La mesa está vacía. Es una gran mesa de reuniones donde los dedos se deslizan ansiosos sobre la pantalla del iPhone actualizando la bandeja de entrada cada tres segundos. Miradas oblicuas descendientes que aguardan la molesta pregunta que suele empezar por «¿cómo está el tema de…?» y suele acabar por «bueno, ya veo que esto tampoco somos capaces de hacerlo». Con un «nosotros» el pide-cuentas se implica fugazmente en la cuestion de la que, paradójicamente, no tendrá que rendir cuentas a nadie. Un «nosotros» que -saboreándolo
al pronunciarlo- le permite al pide-cuentas decirse que es benévolo o, más aún, bondadoso. Durante unos segundos el interpelado, además de medio imbécil, se siente medio culpable. Medios sentimientos que o bien desembocan en grandes cóleras cerebrales o bien conducen a grandes inseguridades.

Mazinger Z


El pide-cuentas gestiona un poder mediotomado, medio-otorgado.

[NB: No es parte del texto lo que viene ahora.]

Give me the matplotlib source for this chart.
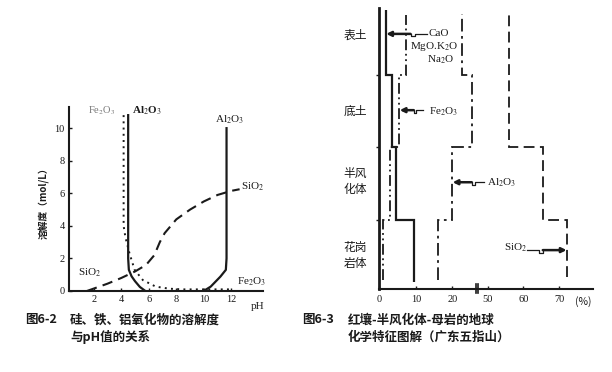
import matplotlib.pyplot as plt

plt.rcParams['font.family'] = ['Liberation Serif', 'Noto Sans CJK SC']
plt.rcParams['mathtext.fontset'] = 'stix'

INK = '#1a1a1a'
CJK = ['Noto Sans CJK SC', 'DejaVu Sans']

# ---- 图6-2 : solubility vs pH ----
al_acid_ph = [4.5, 4.5, 4.55, 4.75, 5.0, 5.35, 5.75]
al_acid_sol = [10.8, 2.0, 1.3, 0.9, 0.6, 0.25, 0.0]
al_base_ph = [11.65, 11.65, 11.6, 11.2, 10.5, 10.1, 9.9]
al_base_sol = [10.0, 2.0, 1.3, 0.88, 0.27, 0.06, 0.0]
fe_ph = [4.17, 4.17, 4.3, 4.6, 4.97, 5.57, 6.5, 7.5, 8.5, 12.1]
fe_sol = [10.8, 4.0, 3.3, 2.3, 1.3, 0.67, 0.27, 0.14, 0.1, 0.1]
si_ph = [1.5, 2.0, 3.0, 4.0, 5.0, 5.8, 6.4, 6.8, 7.15, 8.0, 9.0, 10.0, 11.0, 12.0, 12.6]
si_sol = [0.0, 0.15, 0.45, 0.8, 1.2, 1.6, 2.2, 3.0, 3.55, 4.4, 5.0, 5.5, 5.9, 6.15, 6.25]
ph_ticks = [2, 4, 6, 8, 10, 12]
sol_ticks = [0, 2, 4, 6, 8, 10]

# ---- 图6-3 : profile composition, bands listed bottom -> top ----
layers = ['花岗\n岩体', '半风\n化体', '底土', '表土']
layer_mid = [0.52, 1.59, 2.56, 3.65]
layer_bounds = [0.99, 2.04, 3.06]
base_pct = [9.5, 4.7, 3.6, 1.8]      # CaO, MgO, K2O, Na2O
fe_pct = [1.1, 2.9, 5.5, 7.3]        # Fe2O3
al_pct = [16.2, 20.0, 25.3, 22.6]    # Al2O3
si_pct = [72.2, 65.4, 56.0, 56.0]    # SiO2
pct_ticks_lo = [0, 10, 20]
pct_ticks_hi = [50, 60, 70]

fig = plt.figure(figsize=(6.12, 3.72), dpi=100)

# ---------------- left chart ----------------
ax = fig.add_axes([69 / 612, 81 / 372, 194 / 612, 184 / 372])
ax.plot(fe_ph, fe_sol, color=INK, lw=1.4, linestyle=(0, (1, 2.2)))
ax.plot(al_acid_ph, al_acid_sol, color=INK, lw=1.6)
ax.plot(al_base_ph, al_base_sol, color=INK, lw=1.6)
ax.plot(si_ph, si_sol, color=INK, lw=1.5, linestyle=(0, (5, 3)))
ax.set_xlim(0.2, 14.3)
ax.set_ylim(0, 11.3)
ax.set_xticks(ph_ticks)
ax.set_yticks(sol_ticks)
ax.tick_params(direction='in', length=2.5, width=1, labelsize=7.5, colors=INK, pad=3)
for s in ['top', 'right']:
    ax.spines[s].set_visible(False)
for s in ['left', 'bottom']:
    ax.spines[s].set_linewidth(1.5)
    ax.spines[s].set_color(INK)

ax.text(2.6, 11.1, 'Fe$_2$O$_3$', fontsize=7.5, color='#777777', ha='center', va='center')
ax.text(4.8, 11.05, 'Al$_2$O$_3$', fontsize=8, fontweight='bold', color=INK, ha='left', va='center')
ax.text(11.9, 10.5, 'Al$_2$O$_3$', fontsize=8, color=INK, ha='center', va='center')
ax.text(12.7, 6.4, 'SiO$_2$', fontsize=8, color=INK, ha='left', va='center')
ax.text(1.7, 1.1, 'SiO$_2$', fontsize=8, color=INK, ha='center', va='center')
ax.text(12.4, 0.55, 'Fe$_2$O$_3$', fontsize=8, color=INK, ha='left', va='center')
ax.text(13.9, -0.65, 'pH', fontsize=8, color=INK, ha='center', va='top')
ax.text(-0.13, 0.49, '溶解度（mol/L）', family=CJK, fontsize=7, fontweight='bold',
        rotation=90, ha='center', va='center', transform=ax.transAxes, color=INK)

# ---------------- right chart (broken x axis) ----------------
bot, hgt = 82.7 / 372, 281.3 / 372
axL = fig.add_axes([379.3 / 612, bot, 96.7 / 612, hgt])
axR = fig.add_axes([478 / 612, bot, 115 / 612, hgt])
axL.set_xlim(0, 26.5)
axR.set_xlim(47.3, 79.5)
for a in (axL, axR):
    a.set_ylim(0, 4.02)
    a.patch.set_alpha(0)
    a.spines['top'].set_visible(False)
    a.spines['right'].set_visible(False)
    a.spines['bottom'].set_linewidth(1.5)
    a.spines['bottom'].set_color(INK)
    a.tick_params(axis='x', direction='in', length=2.5, width=1, labelsize=7.5, colors=INK, pad=4)
axR.spines['left'].set_visible(False)
axR.set_yticks([])
axL.spines['left'].set_linewidth(2)
axL.spines['left'].set_color(INK)
axL.set_xticks(pct_ticks_lo)
axR.set_xticks(pct_ticks_hi)
axL.set_yticks(layer_mid)
axL.set_yticklabels(layers, family=CJK, fontsize=8.5, linespacing=1.3)
axL.set_yticks(layer_bounds, minor=True)
axL.tick_params(axis='y', which='major', length=0, pad=9, colors=INK)
axL.tick_params(axis='y', which='minor', direction='out', length=2.5, width=1, colors=INK)

# break marks on the x axis
axL.plot([1, 1], [-0.012, 0.02], transform=axL.transAxes, color=INK, lw=1.2, clip_on=False)
axR.plot([0, 0], [-0.012, 0.02], transform=axR.transAxes, color=INK, lw=1.2, clip_on=False)

axL.stairs(base_pct, [0.11] + layer_bounds + [3.99], orientation='horizontal',
           baseline=None, color=INK, lw=1.6)
axL.stairs(fe_pct, [0.13] + layer_bounds + [3.92], orientation='horizontal',
           baseline=None, color=INK, lw=1.3, linestyle=(0, (6, 2, 1, 2, 1, 2)))
axL.stairs(al_pct, [0.13] + layer_bounds + [3.93], orientation='horizontal',
           baseline=None, color=INK, lw=1.3, linestyle=(0, (7, 2.5, 1.5, 2.5)))
axR.stairs(si_pct, [0.18] + layer_bounds + [3.92], orientation='horizontal',
           baseline=None, color=INK, lw=1.3, linestyle=(0, (6, 3)))


def leader(a, x_from, x_to, y):
    # thin tail, small jog, then a bold arrow onto the line
    xa = x_from + (x_to - x_from) * 0.3
    xb = x_from + (x_to - x_from) * 0.4
    d = 0.035
    a.plot([x_from, xa, xa, xb, xb], [y, y, y - d, y - d, y], color=INK, lw=0.9, clip_on=False)
    a.annotate('', xy=(x_to, y), xytext=(xb, y), annotation_clip=False,
               arrowprops=dict(arrowstyle='-|>', color=INK, lw=1.8, mutation_scale=7,
                               shrinkA=0, shrinkB=0))


leader(axL, 13.0, 1.9, 3.65)
leader(axL, 12.0, 5.6, 2.56)
leader(axL, 28.8, 20.1, 1.53)
leader(axR, 61.0, 72.1, 0.56)

axL.text(13.4, 3.66, 'CaO', fontsize=8, color=INK, ha='left', va='center')
axL.text(8.3, 3.47, 'MgO.K$_2$O', fontsize=8, color=INK, ha='left', va='center')
axL.text(13.0, 3.28, 'Na$_2$O', fontsize=8, color=INK, ha='left', va='center')
axL.text(13.6, 2.54, 'Fe$_2$O$_3$', fontsize=8, color=INK, ha='left', va='center')
axL.text(29.4, 1.52, 'Al$_2$O$_3$', fontsize=8, color=INK, ha='left', va='center')
axR.text(54.6, 0.59, 'SiO$_2$', fontsize=8, color=INK, ha='left', va='center')
fig.text(583 / 612, (372 - 302) / 372, '(%)', fontsize=7.5, color=INK, ha='center', va='center',
         family=CJK)

# ---------------- captions ----------------
cap = dict(family=CJK, fontsize=9, fontweight='bold', color=INK, va='center', ha='left')
fig.text(25 / 612, 0.14, '图6-2', **cap)
fig.text(70 / 612, 0.14, '硅、铁、铝氧化物的溶解度', **cap)
fig.text(70 / 612, 0.094, '与pH值的关系', **cap)
fig.text(302 / 612, 0.14, '图6-3', **cap)
fig.text(348 / 612, 0.14, '红壤-半风化体-母岩的地球', **cap)
fig.text(348 / 612, 0.094, '化学特征图解（广东五指山）', **cap)

fig.savefig('out.png', dpi=100, facecolor='white')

Dos mitades que, de nuevo, conllevan una legitimidad sólida que le da sistemáticamente la razón. Dos mitades mal delimitadas que turban la visión de esa
escultura a la que, por un lado, no se le puede culpar por haberse hecho atacar por las palomas y a la que, por otro lado, se le reprocha ser eso, una escultura inamovible. La escultura no sirve como ejemplo, ya que su cabeza no contiene conciencia. No obstante, a la conciencia sí se le puede exigir no encerrarse en una escultura para refugiarse en su rigidez.
 
El Principe feliz de Oscar Wilde es una escultura con tendencia a la humanidad, al ansia de movimiento en vistas a una comprensión de lo que ocurre fuera de ella y al deseo de intervención para que ese mundo sea digno de ser vivido y contemplado, aun arrancándose su coraza de oro y joyas. Si él contó con la amistad de un pájaro para ver y actuar, el brazo del que ha decidido encerrarse en una escultura inamovible no es más que un ave rapaz con un número indefinido (que no infinito) de presas potenciales. Su otro brazo es un perro guardián que protege la cubierta de piedras y brillantes. Su conciencia es una voz cada vez más silenciosa que sólo desea dormir apaciblemente en su cráneo de piedra o de bronce. Todo lo que la interpela es considerado ruido que debe acallarse porque –qué idea- no se despierta a una escultura perfectamente diseñada. ¿Miedo? ¡¿También?! 

Forma parte del inconsciente colectivo de la arriba llamada «gente» la idea de que el pide-cuentas pregunta y que la «gente» pide permiso. ¿Alguien le ha preguntado
la hora a un pide-cuentas como el que se acaba de presentar? Es un experimento sencillo y con resultados interesantes. Cuando un subordinado se dirige a su pide-cuentas únicamente para evocar esta cuestión pueden ocurrir, por lo menos, cinco cosas:

1. El pide-cuentas da la hora;

2. El pide-cuentas espera otra pregunta o solicitud de permiso que nunca llega;
3. El pide-cuentas ha bajado de su nube de plácida eternidad y su tiempo queda delimitado;

4. La conciencia del pide-cuentas se ha desorientado;
5. Nada, que es más que menos y mejor que «bueno, ya veo que esto tampoco somos capaces de hacerlo».